A couple of robots?
Or one big one?
There are some commercial models that may suit you, they seem expensive until you start factoring in the cost of labour.
It gives me a nice warm glow to watch mine running around in the rain while I sup coffee.
I made the switch to robot mowing a few months go. Should have done it years earlier. I now have four conventional mowers to fix and sell off (a diesel Toro 3 wide cylinder mower, two Countaxes, a 36 and a42", and another ride-on for scrap/spares).
On the robot, I got a Segway X350, as it is all GPS and beacon based, no wire to bury. Cuts in straight lines so lawns look neat. The robot is completely quiet, other than it bleeps when it turns on the blades or reverses.
On the plus side, the lawns have never looked as good and it has saved a ton of time. Also no maintenance or repairs, other than change the blades every month or so (they are cheap on Aliexpress). On the old mowers, so much time is wasted on maintenance, in addition to hours of cutting every weekend in the summer.
On the reality checks: Someone has to check each day that the robot has finished and got home to its charger.

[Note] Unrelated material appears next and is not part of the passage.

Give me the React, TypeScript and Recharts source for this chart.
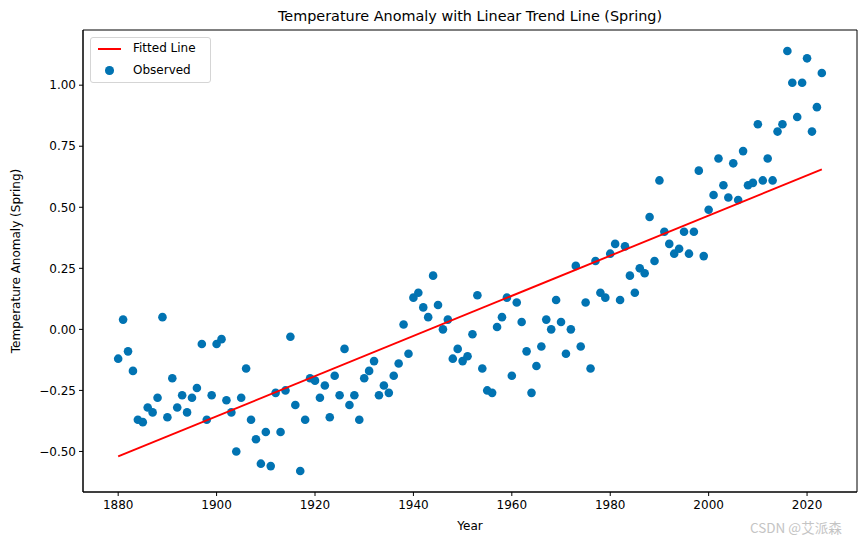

Any muddy section, tree roots etc, will cause it to get stuck. Stop it going into problem areas by installing a low wooden edging (100% effective), or add a keep out area to the map (usually works, but not always).
On things I did not know until I bought it:
1. It is supposed to be able to cover 7200 square metres, which is 1.8 acres. In reality the max is 2/3rds of an acre, as it cuts lines only 7 inches wide and takes all night. Night cutting is slower than the day. So whatever you get, assume it can do 1/3rd of what is claimed. Every 2 hours of cutting it has to go back and recharge itself, so doing 0.6 acres involves 2 or 3 recharges. I question how long the battery will live at this rate of recharging, essentially, recharging 1000 times a year.
2. The Segway Navimow app is good, but one update altered maps causing the whole lawn to move 3ft to one side, meaning the mower gets stuck and you end up with a strip on the edge that is not cut. One then needs to go around it with a normal mower. On access ways between mown sections: it does not cut them, and when the grass grows the robot thinks the grass is an obstacle so turns back: to avoid this include the access ways as part of the lawn. Remapping takes the same time as changing the easiest of the three belts on a Countax, so not a big deal.
3. Anti theft relies on the battery, which is flat whenever it gets stuck, so put a 4G tracker on the mower that does not bleep all the time like Apple airtags do.
The robot has openned up new gardening possibilities. This month I am clearing up an acre of woodland within the garden, to plant a rose garden between the trees. Impossible given my time when using conventional mowers, but with a robot it can keep all the paths and edges trimmed for me. The stone wall around it has just been repointed, and the forest mulcher is coming in this week to clear everything between the trees I wish to keep, then in August the roses and other plants will go in, to give them a start before autumn and winter.